Key Factors Influencing Position Size
Several factors influence the optimal position size for a given trade:
- Account Size: The larger your account, the larger your potential position size (while still adhering to your risk percentage).
- 'Volatility (ATR): The Average True Range (ATR) measures the average price fluctuation over a specific period. Higher volatility requires smaller position sizes, as the potential for rapid losses increases.
- Stop-Loss Distance: The distance between your entry price and your stop-loss order. A wider stop-loss requires a smaller position size to maintain your desired risk percentage.
- Leverage: Higher leverage allows for larger positions, but also increases risk. Use leverage cautiously.
- Contract Size: Different exchanges and contracts have varying sizes. Understand the notional value of the contract you are trading.
- Margin Requirements: The amount of margin required to open and maintain a position.
Calculating Position Size: A Step-by-Step Guide
Here’s a practical method for calculating position size:
1. Determine Your Risk Percentage: Let’s assume 1% risk per trade. 2. Calculate Your Risk Amount: For a $1000 account, 1% risk equals $10. 3. Calculate Stop-Loss Distance: Analyze the chart and determine a reasonable stop-loss distance based on volatility (ATR) and support/resistance levels. Let’s say your stop-loss is 2% below your entry price. 4. Determine Entry Price: Let's assume your entry price is $25,000. 5. Calculate Stop-Loss Price: $25,000 * 0.02 = $500. Stop-loss price is $24,500. 6. Calculate Price Difference: $25,000 - $24,500 = $500. 7. Calculate Position Size: Risk Amount / Price Difference = $10 / $500 = 0.02 Bitcoin.
This means you should only trade 0.02 Bitcoin worth of the contract. *Remember to adjust this calculation based on the contract size offered by your exchange.*
Example Scenarios & Position Sizing
Let's illustrate with a few scenarios:
Scenario 1: Small Account, Low Volatility
- Account Size: $500
- Risk Percentage: 1% ($5)
- Entry Price: $30,000
- Stop-Loss Distance: 1% ($300)
- Position Size: $5 / $300 = 0.0167 Bitcoin (approximately)
Scenario 2: Small Account, High Volatility
- Account Size: $500
- Risk Percentage: 0.5% ($2.50)
- Entry Price: $30,000
- Stop-Loss Distance: 2% ($600)
- Position Size: $2.50 / $600 = 0.0042 Bitcoin (approximately)

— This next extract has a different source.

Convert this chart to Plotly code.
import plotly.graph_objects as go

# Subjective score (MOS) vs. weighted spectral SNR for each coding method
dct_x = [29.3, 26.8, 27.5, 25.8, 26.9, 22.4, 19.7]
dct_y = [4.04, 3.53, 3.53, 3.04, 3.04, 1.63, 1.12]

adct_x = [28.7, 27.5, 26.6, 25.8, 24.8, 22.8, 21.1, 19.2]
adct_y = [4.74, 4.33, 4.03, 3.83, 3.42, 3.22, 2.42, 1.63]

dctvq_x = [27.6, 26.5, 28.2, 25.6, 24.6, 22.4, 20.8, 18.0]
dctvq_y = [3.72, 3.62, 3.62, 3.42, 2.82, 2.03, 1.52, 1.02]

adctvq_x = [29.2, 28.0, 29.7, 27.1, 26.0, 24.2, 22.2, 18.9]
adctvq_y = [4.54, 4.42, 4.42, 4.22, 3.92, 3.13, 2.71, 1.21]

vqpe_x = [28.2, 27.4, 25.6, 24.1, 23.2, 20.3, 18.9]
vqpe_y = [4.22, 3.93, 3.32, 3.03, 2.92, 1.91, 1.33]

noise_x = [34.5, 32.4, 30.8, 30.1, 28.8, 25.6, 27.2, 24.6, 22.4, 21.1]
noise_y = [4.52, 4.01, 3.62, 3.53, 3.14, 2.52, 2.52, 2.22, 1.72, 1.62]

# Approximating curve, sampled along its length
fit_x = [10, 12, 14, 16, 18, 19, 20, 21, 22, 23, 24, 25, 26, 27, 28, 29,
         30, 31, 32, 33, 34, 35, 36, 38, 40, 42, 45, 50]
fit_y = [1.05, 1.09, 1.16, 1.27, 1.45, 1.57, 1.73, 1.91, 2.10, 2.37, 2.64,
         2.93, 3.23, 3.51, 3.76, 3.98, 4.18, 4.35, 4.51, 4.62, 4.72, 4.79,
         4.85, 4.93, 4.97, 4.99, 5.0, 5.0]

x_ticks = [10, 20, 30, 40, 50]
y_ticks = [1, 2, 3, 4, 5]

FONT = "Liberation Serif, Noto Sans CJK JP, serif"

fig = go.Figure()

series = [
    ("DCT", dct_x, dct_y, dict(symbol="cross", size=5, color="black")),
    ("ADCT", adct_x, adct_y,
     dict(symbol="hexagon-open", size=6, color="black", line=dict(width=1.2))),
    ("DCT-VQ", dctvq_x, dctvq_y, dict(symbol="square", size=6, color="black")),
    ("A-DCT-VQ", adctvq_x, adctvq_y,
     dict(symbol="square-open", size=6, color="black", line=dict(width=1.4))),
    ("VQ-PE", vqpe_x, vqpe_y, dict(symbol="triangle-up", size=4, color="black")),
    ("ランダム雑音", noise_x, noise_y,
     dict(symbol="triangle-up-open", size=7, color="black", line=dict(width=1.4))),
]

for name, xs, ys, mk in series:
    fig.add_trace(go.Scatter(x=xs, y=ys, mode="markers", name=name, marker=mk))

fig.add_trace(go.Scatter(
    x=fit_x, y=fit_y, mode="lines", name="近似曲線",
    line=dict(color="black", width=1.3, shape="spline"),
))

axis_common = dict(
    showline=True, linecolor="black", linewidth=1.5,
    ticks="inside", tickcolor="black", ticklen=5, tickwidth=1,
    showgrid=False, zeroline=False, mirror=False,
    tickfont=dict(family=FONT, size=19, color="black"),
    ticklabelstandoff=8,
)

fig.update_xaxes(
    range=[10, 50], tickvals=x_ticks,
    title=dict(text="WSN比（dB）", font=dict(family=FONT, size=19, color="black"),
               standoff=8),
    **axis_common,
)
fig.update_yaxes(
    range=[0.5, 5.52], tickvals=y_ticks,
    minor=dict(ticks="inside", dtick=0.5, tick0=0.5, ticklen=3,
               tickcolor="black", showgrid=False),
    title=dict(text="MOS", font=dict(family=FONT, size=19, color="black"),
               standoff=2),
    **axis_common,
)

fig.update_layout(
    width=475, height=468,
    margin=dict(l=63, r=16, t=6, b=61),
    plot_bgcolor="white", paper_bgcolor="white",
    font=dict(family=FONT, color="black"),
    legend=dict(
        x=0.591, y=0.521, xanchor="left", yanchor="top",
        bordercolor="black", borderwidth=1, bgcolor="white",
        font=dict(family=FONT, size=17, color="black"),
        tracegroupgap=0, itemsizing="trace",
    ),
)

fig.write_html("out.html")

Scenario 3: Slightly Larger Account, Moderate Volatility
- Account Size: $1,000
- Risk Percentage: 1.5% ($15)
- Entry Price: $40,000
- Stop-Loss Distance: 1.5% ($600)
- Position Size: $15 / $600 = 0.025 Bitcoin (approximately)
These examples demonstrate how position size is inversely proportional to both volatility and risk percentage.

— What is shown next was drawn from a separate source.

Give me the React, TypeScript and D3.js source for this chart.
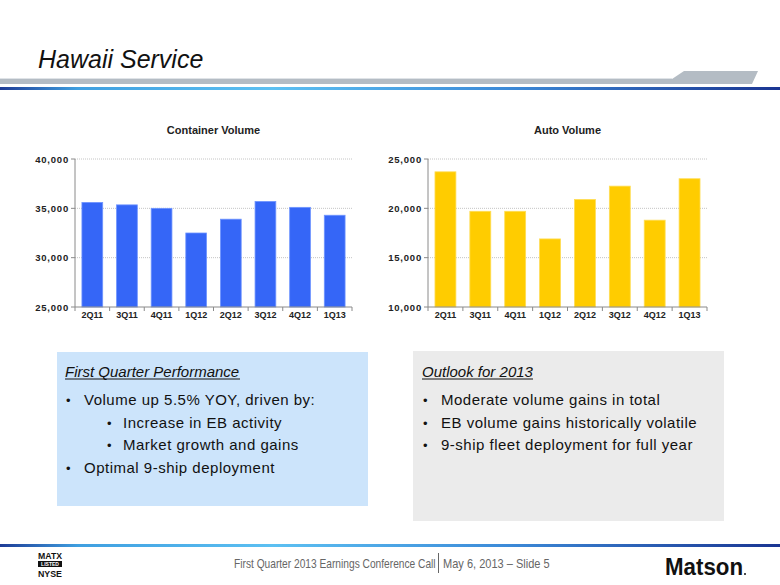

Practical Tools and Techniques
- Position Size Calculators: Many websites and trading platforms offer position size calculators. These tools automate the calculations described above.

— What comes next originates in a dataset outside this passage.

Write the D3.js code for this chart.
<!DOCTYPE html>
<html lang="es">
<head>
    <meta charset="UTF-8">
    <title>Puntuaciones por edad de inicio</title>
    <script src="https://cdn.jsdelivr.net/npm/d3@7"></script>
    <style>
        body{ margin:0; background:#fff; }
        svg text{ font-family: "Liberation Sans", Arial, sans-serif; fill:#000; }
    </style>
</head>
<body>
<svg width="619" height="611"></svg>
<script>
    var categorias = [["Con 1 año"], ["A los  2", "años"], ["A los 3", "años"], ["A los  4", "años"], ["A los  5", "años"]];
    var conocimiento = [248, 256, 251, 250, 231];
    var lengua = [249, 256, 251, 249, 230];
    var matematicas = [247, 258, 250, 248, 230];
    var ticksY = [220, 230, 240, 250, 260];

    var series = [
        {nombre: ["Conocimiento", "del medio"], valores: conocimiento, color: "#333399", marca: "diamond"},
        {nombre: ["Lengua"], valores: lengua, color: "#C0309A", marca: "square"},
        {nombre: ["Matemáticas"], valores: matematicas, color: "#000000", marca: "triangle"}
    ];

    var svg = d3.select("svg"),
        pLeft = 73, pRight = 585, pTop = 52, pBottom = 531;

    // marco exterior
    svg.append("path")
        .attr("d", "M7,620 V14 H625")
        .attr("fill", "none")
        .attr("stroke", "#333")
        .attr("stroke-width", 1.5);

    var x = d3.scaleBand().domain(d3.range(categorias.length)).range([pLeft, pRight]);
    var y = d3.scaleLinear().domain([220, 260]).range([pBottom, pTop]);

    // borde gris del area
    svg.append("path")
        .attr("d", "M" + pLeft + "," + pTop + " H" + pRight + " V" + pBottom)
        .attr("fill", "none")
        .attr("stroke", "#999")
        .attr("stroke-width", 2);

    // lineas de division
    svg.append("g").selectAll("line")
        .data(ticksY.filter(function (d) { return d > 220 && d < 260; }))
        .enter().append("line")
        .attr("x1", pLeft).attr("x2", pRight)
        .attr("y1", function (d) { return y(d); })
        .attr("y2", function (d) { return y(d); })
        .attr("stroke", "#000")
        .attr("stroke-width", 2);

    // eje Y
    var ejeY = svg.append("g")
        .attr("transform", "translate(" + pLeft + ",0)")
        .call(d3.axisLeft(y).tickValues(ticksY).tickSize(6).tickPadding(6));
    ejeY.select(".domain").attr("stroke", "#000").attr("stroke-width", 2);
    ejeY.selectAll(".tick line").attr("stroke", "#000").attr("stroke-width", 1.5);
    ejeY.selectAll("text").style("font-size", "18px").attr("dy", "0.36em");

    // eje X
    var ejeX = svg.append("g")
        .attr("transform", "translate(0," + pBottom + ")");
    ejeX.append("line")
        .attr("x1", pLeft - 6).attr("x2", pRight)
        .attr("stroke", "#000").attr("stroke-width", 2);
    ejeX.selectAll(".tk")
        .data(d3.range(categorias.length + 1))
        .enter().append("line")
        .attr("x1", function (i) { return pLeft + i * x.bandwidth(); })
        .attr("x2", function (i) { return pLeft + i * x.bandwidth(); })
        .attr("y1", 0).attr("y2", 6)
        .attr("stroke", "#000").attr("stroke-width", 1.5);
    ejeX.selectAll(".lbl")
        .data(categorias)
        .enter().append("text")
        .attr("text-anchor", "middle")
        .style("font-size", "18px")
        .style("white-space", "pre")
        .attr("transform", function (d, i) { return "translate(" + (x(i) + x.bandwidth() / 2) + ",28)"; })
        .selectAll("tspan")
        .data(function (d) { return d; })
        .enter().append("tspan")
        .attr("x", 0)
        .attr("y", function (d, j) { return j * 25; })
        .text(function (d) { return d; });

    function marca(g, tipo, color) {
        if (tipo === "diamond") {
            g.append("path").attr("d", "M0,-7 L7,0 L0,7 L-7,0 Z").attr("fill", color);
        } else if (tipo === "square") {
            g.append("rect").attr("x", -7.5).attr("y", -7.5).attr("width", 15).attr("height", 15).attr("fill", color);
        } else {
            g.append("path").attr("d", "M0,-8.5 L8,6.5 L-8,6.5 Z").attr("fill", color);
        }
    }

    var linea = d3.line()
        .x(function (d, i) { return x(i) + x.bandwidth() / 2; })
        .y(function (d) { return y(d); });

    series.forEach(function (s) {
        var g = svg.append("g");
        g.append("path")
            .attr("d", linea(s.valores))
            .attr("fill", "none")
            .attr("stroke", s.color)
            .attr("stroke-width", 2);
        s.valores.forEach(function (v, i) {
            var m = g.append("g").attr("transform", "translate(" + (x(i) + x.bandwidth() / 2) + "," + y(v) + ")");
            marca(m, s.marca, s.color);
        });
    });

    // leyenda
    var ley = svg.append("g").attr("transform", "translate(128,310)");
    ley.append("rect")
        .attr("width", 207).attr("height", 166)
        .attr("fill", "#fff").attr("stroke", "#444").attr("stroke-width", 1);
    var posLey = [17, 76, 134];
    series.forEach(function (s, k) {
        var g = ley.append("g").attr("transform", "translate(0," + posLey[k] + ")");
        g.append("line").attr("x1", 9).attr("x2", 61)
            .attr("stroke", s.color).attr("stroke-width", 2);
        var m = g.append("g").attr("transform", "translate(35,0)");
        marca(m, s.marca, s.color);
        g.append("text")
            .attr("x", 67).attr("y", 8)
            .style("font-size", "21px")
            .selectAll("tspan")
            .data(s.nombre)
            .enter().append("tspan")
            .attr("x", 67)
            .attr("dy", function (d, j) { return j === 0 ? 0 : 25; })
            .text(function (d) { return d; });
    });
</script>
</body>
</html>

- Spreadsheet Templates: Create your own spreadsheet to easily calculate position sizes based on your specific parameters.
- Risk Management Software: Some advanced trading platforms offer integrated risk management tools.
- Backtesting: Test your position sizing strategy on historical data to assess its performance.
- Paper Trading: Practice your position sizing strategy in a simulated trading environment before risking real capital.
Adjusting Position Size Based on Market Conditions
Position sizing isn't a static process. It should be adjusted based on changing market conditions:
- Increased Volatility: Reduce your position size when volatility increases.
- Decreased Volatility: You *may* consider slightly increasing your position size (while still adhering to your risk percentage) when volatility decreases.
- Strong Trends: During strong, established trends, you might consider slightly increasing your position size, but always with caution.
- Range-Bound Markets: Reduce your position size in range-bound markets, as stop-losses are more likely to be triggered by random fluctuations.
Common Mistakes to Avoid
- Over-Leveraging: Using excessive leverage is the most common mistake. Resist the temptation to maximize your potential profits by using too much leverage.
- Ignoring Volatility: Failing to account for volatility can lead to unexpected losses.
- Emotional Trading: Letting emotions dictate your position size. Stick to your pre-defined risk management rules.
- Not Using Stop-Losses: A stop-loss is essential for limiting your potential losses.
- Increasing Position Size After Losses: "Martingale" strategies (doubling down after losses) are extremely risky and often lead to account blow-ups.
- Trading Larger Positions When Winning: While tempting, avoid significantly increasing position size solely based on recent profits. Consistency is key.
The Importance of Consistent Risk Management
Optimizing position sizing is only one component of a comprehensive risk management strategy. Other essential elements include:
- Diversification: Don’t put all your eggs in one basket. Consider trading multiple cryptocurrencies or asset classes.
- Regular Account Monitoring: Monitor your account equity and open positions regularly.
- Journaling: Keep a detailed trading journal to track your trades, analyze your performance, and identify areas for improvement.
- Continuing Education: Stay informed about market trends, new trading strategies, and risk management techniques.
Conclusion
Optimizing position sizing for small crypto futures accounts is a critical skill for long-term success. By understanding the risks and rewards of futures trading, defining your risk tolerance, and consistently applying a calculated approach to position sizing, you can significantly improve your chances of achieving your trading goals. Remember that discipline and patience are just as important as technical analysis and strategy. Continuously refine your approach, learn from your mistakes, and prioritize risk management above all else.